Carillion’s former chief executive admitted failings in the run-up to the construction firm’s collapse last month as he and other top bosses faced a volley of questions from MPs on Tuesday.

“Clearly the business did have issues – undoubtedly,” Keith Cochrane told a joint business and pensions select committee. “And clearly, do I wish we had done something about it sooner? Absolutely. I recognise that.”

Carillion’s former chief financial officer, Zafar Khan, who also appeared before the committee, denied that he had been “asleep at the wheel”.

“As soon as I came into the role, we were looking to tackle the issues and the key focus of my time in the role was to bring net debt down.”

He initially appeared to claim that he had reduced the company’s debt but, when pushed, he conceded that it had increased during his nine-month tenure.

MPs heard that Carillion will continue to pay Mr Khan’s £425,000 for the year after he was sacked in September.
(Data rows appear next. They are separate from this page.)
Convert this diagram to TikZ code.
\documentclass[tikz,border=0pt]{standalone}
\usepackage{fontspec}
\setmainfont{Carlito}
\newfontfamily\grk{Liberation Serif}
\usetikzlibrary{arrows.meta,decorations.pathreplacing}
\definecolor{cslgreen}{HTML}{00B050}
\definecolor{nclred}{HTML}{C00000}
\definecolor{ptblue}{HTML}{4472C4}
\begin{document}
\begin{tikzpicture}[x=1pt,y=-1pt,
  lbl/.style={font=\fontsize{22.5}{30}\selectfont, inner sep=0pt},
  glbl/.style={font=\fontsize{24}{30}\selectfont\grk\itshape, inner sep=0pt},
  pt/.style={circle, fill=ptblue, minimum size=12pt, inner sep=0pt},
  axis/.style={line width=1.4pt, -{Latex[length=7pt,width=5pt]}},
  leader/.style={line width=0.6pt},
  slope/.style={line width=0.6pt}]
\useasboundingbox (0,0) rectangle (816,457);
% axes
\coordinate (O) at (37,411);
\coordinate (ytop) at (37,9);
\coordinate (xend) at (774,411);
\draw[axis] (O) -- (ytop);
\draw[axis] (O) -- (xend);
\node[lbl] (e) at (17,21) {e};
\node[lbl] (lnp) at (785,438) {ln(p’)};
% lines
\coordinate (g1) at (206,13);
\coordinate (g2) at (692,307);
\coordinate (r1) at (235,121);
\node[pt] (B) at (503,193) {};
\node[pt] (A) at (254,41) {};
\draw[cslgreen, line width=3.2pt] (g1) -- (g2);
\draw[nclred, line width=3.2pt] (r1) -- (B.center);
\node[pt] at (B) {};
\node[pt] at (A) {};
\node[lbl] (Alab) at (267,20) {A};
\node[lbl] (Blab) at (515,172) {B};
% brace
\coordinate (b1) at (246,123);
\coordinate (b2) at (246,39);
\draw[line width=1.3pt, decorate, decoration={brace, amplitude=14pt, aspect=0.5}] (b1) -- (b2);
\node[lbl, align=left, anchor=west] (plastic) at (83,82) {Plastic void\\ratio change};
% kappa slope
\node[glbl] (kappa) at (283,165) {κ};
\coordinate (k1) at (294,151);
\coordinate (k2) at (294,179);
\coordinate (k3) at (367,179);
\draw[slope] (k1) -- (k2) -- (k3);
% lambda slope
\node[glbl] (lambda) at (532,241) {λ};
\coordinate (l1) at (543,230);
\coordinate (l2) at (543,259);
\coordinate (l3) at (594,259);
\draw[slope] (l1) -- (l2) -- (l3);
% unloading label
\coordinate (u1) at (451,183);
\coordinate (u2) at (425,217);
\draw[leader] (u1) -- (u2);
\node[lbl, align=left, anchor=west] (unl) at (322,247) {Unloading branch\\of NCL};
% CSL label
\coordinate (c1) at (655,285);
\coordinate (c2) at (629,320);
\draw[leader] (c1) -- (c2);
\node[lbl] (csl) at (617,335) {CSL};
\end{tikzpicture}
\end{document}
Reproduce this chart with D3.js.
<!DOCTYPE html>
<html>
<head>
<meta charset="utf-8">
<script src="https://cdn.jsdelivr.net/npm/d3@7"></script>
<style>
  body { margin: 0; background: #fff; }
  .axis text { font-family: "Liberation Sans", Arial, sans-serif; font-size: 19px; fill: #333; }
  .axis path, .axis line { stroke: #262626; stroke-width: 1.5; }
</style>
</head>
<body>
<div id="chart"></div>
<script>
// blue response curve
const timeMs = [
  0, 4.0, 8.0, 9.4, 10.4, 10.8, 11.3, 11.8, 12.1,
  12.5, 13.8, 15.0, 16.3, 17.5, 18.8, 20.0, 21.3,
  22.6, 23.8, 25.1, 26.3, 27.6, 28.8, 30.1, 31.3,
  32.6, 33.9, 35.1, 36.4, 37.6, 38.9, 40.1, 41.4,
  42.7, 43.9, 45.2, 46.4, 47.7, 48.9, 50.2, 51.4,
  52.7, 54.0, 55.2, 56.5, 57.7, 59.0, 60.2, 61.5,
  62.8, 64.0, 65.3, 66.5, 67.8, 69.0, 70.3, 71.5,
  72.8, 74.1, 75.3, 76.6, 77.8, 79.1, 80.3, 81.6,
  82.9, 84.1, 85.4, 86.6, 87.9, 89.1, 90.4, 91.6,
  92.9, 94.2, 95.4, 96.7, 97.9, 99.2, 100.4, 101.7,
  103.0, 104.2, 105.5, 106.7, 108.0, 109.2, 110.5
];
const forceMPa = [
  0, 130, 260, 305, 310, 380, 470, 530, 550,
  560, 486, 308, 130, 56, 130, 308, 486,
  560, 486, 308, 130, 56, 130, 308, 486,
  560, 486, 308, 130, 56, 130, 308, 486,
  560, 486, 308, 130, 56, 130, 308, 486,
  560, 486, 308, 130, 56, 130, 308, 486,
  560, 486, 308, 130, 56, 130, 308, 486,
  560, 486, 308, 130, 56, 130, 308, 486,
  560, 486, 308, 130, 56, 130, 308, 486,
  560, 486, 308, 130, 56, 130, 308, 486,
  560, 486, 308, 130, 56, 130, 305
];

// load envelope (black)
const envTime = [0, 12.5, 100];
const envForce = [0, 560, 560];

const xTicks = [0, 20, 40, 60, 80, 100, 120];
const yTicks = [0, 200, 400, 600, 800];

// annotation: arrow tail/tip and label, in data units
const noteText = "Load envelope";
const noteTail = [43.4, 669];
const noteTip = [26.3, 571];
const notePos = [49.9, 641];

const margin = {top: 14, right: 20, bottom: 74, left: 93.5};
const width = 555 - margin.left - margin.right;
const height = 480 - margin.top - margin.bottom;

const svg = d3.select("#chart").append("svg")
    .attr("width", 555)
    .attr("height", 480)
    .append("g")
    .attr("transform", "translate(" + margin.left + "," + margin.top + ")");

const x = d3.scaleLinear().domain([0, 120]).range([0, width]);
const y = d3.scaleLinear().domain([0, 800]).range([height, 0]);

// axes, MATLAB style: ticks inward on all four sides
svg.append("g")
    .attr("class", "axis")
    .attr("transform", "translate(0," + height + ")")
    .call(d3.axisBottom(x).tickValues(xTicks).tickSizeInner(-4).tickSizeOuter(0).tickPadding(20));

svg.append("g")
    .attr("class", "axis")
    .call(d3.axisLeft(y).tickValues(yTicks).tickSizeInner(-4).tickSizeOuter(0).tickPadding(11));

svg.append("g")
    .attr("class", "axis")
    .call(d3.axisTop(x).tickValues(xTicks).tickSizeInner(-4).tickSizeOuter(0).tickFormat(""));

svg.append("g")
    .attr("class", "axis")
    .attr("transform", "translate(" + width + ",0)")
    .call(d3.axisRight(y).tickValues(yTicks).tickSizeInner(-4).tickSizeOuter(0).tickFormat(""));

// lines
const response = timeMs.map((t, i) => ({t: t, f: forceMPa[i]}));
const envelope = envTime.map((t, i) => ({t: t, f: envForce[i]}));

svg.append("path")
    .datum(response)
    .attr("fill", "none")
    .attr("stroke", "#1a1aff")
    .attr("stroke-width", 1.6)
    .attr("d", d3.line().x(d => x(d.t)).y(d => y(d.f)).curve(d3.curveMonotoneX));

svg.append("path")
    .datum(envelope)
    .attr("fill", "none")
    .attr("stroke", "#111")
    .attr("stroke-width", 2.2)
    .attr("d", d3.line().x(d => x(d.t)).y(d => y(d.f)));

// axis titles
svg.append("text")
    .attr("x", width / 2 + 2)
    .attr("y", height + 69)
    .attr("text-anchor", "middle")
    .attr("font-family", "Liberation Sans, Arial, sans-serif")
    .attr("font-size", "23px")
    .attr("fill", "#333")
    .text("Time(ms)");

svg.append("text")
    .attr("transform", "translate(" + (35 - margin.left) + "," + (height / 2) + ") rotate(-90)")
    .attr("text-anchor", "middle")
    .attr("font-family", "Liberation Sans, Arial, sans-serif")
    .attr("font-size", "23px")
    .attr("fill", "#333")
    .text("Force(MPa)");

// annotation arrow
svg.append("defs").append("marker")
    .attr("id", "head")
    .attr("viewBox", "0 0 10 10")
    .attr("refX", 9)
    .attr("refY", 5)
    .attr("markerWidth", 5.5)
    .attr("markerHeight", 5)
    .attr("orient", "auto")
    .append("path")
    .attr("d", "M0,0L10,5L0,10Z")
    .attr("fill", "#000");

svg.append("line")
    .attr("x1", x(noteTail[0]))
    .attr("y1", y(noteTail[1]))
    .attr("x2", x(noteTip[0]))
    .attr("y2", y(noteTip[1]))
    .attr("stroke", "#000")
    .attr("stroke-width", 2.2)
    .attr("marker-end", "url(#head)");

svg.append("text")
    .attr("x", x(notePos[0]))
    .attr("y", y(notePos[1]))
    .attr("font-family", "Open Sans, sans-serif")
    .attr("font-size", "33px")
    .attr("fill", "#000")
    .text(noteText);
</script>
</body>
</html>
He left the company just four months before it collapsed, leaving hundreds of workers redundant and public-sector contracts in turmoil.

He added that he did not expect the company to collapse. “I was surprised at the outcome that eventually came to pass,” Mr Khan said.

Emma Mercer, who took over from Mr Khan as CFO in September 2017, said the company had adopted a “more aggressive” approach to accounting in the years running up to its collapse, under Mr Khan and his predecessors.

“We were taking judgments on more contracts and the size of those judgments had increased,” she said.

That meant that when the prospects of being paid for those contracts quickly deteriorated, “it was very difficult to withstand those deteriorations”, she said.

Carillion was put into liquidation in January after racking up debts of around £900m and a pension deficit thought to be at least £587m.

Mr Cochrane, who replaced Richard Howson as chief executive last July, on Tuesday said he was “truly sorry” about the company’s collapse.

“It was the worst possible outcome. This was a business worth fighting for. That’s what I sought to do during my time as chief executive,” he said.

Mr Cochrane said he had been aware of concerns raised by accounting watchdog, the Financial Reporting Council, in 2015 when he was a non-executive director on Carillion’s board, but said he believed the company had dealt with all of those concerns.

Carillion shocked the stock market with an £845m write-down of the value of its contracts in July last year.

Asked how the company’s finances could deteriorate so rapidly from March of that year when accounts were signed off by auditor KPMG, Mr Cochrane said he was only made aware of the scale of the problems at the end of June, a week before he took on Carillion’s top job.

“When I became chief executive, the business had a number of challenges.

“Let’s be clear, the business got itself into this position,” Mr Cochrane said.

Labour committee member Frank Field responded: “No, the directors did.”

“You were in charge, you were taking money, the company had no personality of its own to do this.”